WHAT TO WORK ON:
Pick out all lines of the entries that include the word "this" and copy them.

============

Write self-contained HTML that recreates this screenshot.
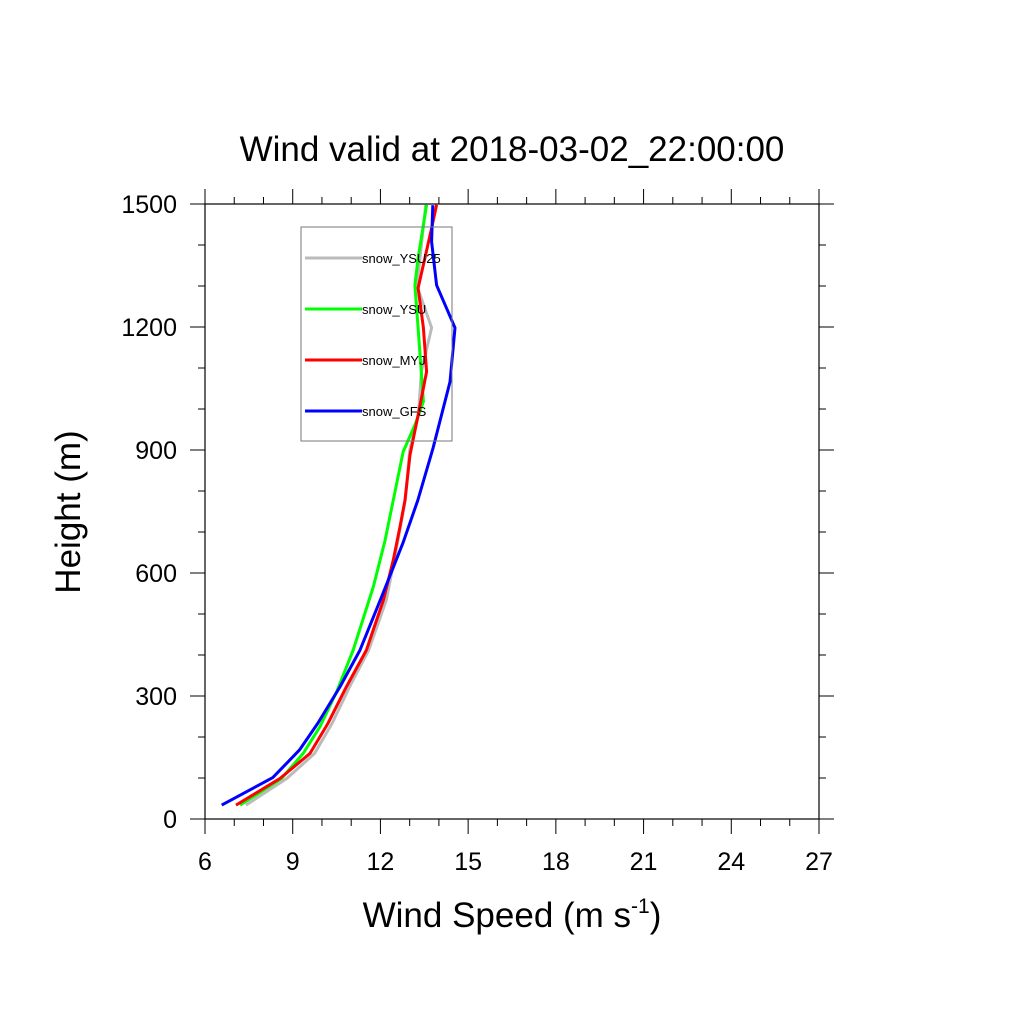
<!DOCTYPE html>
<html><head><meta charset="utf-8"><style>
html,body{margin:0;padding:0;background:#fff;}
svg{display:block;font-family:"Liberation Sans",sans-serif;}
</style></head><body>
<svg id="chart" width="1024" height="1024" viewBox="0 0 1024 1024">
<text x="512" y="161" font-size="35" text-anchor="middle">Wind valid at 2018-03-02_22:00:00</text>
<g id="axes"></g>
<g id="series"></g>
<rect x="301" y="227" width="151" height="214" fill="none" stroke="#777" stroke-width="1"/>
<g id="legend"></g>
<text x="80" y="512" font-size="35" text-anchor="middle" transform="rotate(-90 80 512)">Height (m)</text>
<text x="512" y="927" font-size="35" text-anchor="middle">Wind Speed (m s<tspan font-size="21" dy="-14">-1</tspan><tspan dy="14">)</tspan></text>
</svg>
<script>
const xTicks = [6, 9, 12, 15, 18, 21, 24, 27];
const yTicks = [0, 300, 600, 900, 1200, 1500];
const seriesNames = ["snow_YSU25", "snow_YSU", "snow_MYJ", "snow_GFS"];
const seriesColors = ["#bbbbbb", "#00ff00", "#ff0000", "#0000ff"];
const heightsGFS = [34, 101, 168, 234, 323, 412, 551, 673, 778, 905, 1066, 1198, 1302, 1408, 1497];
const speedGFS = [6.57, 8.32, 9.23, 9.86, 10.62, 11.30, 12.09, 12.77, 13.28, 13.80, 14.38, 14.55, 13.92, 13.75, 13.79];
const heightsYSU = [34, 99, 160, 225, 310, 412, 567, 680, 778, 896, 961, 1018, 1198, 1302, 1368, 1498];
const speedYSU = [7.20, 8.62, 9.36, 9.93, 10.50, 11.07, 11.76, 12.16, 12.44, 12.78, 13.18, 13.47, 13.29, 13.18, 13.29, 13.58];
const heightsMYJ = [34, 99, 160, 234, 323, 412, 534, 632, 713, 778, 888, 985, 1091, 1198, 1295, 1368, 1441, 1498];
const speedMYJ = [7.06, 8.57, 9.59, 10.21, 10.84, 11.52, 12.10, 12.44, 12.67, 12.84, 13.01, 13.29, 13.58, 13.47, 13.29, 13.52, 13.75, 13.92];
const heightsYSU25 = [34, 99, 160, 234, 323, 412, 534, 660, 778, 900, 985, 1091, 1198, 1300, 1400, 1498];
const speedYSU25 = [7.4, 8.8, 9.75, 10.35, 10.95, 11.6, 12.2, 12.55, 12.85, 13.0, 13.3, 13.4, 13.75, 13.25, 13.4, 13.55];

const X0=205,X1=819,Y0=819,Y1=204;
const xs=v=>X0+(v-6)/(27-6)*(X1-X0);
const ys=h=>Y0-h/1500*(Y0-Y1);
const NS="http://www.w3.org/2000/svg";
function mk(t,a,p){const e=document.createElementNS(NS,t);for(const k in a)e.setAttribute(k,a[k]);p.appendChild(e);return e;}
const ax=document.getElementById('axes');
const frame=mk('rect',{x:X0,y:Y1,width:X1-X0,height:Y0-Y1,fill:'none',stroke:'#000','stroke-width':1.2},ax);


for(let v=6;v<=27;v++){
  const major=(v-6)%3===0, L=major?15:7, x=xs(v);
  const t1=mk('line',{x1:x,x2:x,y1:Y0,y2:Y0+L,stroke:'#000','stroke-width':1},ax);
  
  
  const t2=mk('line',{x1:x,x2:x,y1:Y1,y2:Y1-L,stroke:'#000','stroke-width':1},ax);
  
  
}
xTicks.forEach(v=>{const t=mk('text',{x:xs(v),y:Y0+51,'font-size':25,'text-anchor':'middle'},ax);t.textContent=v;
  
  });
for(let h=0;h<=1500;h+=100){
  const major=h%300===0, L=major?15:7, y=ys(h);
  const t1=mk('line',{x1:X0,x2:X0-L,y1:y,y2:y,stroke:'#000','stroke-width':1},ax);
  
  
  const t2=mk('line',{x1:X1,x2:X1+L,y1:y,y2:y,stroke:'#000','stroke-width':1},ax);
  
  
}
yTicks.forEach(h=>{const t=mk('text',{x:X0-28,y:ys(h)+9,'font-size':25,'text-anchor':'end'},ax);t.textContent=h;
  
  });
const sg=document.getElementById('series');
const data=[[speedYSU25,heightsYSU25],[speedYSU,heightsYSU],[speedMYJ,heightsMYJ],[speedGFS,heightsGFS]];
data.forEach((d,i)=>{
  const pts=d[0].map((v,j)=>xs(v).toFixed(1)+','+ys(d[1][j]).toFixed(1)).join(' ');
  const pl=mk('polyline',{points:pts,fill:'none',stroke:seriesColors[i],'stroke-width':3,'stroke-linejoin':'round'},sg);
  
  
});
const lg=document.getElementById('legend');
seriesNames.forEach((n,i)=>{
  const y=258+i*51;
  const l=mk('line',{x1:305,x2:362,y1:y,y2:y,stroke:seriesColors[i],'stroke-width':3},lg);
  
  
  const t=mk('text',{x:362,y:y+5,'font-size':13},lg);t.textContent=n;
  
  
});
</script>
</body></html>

============

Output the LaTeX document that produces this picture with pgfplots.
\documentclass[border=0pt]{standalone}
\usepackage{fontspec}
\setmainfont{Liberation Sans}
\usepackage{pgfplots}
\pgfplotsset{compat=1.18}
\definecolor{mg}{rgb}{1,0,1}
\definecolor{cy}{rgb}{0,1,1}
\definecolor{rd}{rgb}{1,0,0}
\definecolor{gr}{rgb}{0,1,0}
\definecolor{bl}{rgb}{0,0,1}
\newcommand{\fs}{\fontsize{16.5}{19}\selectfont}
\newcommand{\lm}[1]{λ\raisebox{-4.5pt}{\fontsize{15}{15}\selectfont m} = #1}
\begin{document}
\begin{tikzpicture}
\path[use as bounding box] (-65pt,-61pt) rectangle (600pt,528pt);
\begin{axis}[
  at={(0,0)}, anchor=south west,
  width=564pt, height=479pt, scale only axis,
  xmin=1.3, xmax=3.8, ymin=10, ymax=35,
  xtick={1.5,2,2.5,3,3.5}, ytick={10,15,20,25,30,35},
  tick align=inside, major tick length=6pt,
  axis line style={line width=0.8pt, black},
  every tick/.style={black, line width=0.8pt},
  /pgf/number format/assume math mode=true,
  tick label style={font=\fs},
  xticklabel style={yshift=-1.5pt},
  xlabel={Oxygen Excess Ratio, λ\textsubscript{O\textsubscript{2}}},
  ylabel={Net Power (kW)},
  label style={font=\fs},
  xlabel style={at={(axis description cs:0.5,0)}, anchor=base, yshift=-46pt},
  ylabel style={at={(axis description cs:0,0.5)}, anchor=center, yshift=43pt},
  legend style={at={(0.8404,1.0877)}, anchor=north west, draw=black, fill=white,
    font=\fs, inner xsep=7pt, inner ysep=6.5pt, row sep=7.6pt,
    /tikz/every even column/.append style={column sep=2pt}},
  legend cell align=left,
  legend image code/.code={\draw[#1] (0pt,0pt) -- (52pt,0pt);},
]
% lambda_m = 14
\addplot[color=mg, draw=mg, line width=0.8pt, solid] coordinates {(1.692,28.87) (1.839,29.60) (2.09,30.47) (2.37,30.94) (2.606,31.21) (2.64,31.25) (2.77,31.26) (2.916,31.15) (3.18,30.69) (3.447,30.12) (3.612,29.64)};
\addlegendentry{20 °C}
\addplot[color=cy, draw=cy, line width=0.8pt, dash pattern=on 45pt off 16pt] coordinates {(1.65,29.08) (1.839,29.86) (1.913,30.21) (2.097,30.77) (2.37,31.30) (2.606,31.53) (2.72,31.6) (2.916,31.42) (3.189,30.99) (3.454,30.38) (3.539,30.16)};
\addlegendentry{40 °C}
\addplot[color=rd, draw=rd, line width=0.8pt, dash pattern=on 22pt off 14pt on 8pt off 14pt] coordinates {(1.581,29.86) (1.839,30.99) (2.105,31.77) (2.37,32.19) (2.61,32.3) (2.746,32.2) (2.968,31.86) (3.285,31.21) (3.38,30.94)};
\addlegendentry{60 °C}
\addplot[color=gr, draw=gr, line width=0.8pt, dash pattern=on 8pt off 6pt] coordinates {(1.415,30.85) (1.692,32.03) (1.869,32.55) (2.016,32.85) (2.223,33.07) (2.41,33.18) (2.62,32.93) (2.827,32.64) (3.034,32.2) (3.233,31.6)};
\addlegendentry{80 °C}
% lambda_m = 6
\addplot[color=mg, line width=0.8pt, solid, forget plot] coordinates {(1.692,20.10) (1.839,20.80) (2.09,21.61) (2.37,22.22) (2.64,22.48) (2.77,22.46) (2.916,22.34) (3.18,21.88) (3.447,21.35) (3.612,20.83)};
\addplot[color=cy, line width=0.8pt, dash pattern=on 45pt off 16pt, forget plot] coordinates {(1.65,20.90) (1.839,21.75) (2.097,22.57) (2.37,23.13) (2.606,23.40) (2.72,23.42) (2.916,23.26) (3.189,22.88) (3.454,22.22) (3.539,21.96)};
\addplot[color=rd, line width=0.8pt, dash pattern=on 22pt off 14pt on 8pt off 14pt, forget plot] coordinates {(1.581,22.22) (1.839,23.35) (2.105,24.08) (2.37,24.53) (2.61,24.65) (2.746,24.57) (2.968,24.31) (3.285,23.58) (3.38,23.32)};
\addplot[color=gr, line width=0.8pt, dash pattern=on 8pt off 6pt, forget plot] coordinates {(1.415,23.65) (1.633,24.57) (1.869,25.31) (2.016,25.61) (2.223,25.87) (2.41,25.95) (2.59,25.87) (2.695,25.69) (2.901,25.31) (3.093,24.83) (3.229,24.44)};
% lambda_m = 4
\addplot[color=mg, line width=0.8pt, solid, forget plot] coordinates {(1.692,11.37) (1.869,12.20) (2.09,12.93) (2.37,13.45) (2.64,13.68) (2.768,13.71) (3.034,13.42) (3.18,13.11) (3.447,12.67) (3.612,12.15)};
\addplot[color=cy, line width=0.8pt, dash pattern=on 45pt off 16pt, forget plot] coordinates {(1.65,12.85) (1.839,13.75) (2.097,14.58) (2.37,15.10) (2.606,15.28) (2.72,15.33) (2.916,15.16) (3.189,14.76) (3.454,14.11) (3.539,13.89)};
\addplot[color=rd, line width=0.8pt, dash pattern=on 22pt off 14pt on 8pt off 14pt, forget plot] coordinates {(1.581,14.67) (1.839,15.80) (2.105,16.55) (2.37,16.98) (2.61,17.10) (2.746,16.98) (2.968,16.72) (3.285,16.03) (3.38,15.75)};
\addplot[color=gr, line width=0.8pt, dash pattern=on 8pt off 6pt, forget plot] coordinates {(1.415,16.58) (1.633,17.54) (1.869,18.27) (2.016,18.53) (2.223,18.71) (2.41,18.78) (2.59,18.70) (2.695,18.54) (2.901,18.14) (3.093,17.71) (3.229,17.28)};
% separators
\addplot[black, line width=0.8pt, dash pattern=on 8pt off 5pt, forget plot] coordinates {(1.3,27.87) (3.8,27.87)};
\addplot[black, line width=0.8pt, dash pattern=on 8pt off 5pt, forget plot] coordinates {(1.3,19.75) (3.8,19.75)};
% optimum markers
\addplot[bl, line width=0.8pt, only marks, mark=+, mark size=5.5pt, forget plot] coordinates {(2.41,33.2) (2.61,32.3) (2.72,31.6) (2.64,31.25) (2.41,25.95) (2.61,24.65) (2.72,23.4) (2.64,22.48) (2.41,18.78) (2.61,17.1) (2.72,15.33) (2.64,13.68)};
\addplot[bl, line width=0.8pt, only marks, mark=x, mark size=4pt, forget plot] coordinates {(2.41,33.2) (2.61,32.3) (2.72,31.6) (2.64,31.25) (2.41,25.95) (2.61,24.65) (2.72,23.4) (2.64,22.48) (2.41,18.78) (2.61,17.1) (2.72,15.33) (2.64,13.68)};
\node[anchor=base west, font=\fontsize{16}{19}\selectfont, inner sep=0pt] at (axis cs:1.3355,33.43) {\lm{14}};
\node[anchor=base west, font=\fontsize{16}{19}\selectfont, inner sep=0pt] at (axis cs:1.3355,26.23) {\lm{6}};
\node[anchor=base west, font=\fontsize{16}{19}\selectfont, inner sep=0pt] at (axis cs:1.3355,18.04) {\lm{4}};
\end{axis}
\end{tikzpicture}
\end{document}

============

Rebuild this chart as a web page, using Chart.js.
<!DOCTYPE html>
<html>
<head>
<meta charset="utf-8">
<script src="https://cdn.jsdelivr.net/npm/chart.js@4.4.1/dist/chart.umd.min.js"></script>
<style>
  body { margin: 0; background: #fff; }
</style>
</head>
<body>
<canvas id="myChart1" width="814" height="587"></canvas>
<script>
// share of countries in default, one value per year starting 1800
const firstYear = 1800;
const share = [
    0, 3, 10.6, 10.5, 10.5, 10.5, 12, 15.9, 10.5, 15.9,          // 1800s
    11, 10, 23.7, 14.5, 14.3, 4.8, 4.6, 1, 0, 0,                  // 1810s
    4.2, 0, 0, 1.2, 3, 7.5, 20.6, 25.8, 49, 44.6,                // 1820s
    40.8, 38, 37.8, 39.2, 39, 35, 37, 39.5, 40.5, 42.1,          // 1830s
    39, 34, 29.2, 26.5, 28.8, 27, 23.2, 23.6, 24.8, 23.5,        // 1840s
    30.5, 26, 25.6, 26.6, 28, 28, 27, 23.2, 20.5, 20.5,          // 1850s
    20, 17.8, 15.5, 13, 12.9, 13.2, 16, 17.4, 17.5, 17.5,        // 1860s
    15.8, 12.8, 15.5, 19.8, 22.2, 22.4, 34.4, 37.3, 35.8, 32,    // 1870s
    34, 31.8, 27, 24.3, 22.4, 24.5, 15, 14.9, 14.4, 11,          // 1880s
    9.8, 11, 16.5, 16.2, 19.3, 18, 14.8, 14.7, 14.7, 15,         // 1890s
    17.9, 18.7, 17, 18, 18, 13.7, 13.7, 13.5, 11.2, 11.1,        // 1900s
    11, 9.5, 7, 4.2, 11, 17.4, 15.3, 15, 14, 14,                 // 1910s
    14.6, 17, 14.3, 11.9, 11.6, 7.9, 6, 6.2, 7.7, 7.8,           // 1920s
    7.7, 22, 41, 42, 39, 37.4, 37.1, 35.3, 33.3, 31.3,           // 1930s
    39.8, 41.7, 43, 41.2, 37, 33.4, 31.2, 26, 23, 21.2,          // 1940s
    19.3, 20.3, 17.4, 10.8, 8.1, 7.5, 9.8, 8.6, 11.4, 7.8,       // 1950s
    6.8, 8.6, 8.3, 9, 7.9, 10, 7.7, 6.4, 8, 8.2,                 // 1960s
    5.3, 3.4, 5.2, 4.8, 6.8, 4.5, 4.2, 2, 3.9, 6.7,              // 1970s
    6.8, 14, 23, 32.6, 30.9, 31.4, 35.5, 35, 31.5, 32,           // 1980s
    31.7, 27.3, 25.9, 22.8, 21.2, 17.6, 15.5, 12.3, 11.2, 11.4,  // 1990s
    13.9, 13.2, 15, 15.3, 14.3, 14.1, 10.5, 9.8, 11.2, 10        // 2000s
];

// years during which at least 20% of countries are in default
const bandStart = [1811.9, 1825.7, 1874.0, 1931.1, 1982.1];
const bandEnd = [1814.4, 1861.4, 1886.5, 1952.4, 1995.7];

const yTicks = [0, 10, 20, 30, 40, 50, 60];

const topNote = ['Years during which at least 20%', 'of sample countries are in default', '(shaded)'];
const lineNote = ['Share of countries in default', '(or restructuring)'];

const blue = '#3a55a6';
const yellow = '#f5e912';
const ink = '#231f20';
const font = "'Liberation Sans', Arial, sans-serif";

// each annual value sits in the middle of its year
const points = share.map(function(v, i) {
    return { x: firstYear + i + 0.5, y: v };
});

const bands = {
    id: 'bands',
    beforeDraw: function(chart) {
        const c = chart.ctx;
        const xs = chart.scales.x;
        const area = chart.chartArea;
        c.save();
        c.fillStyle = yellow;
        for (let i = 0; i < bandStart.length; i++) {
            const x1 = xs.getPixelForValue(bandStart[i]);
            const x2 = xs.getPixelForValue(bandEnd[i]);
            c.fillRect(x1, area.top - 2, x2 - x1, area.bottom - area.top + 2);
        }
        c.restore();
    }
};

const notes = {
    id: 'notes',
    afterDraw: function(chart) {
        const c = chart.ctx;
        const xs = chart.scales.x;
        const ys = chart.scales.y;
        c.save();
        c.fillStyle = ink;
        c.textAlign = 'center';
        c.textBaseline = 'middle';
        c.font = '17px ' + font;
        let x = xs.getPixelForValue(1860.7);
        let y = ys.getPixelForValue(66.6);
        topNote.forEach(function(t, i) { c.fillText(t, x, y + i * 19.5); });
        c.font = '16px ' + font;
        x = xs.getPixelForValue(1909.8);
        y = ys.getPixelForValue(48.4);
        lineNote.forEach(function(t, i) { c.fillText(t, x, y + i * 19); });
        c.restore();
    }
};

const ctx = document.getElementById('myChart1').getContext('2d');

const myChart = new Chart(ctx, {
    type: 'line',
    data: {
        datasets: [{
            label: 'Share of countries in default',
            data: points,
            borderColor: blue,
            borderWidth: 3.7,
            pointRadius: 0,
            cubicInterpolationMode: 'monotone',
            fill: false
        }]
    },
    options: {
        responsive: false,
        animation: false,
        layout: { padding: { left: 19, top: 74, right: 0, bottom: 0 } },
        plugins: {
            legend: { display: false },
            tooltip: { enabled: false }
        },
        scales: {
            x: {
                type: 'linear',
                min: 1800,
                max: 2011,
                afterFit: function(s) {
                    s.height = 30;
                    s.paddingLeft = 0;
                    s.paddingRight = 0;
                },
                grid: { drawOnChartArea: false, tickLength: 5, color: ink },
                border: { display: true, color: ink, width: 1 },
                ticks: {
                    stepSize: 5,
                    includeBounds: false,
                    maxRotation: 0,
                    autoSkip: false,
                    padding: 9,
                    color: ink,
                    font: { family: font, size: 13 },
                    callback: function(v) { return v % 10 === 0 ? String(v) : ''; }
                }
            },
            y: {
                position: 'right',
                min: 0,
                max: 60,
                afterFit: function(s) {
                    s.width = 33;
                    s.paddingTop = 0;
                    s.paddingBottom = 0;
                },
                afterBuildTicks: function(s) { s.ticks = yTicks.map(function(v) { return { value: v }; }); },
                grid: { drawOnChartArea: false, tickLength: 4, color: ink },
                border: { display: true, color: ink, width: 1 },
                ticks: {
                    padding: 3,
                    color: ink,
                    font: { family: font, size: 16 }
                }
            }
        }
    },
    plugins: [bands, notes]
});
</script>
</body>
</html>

============

FINISHED ANSWER:
Write self-contained HTML that recreates this screenshot.
Output the LaTeX document that produces this picture with pgfplots.
Rebuild this chart as a web page, using Chart.js.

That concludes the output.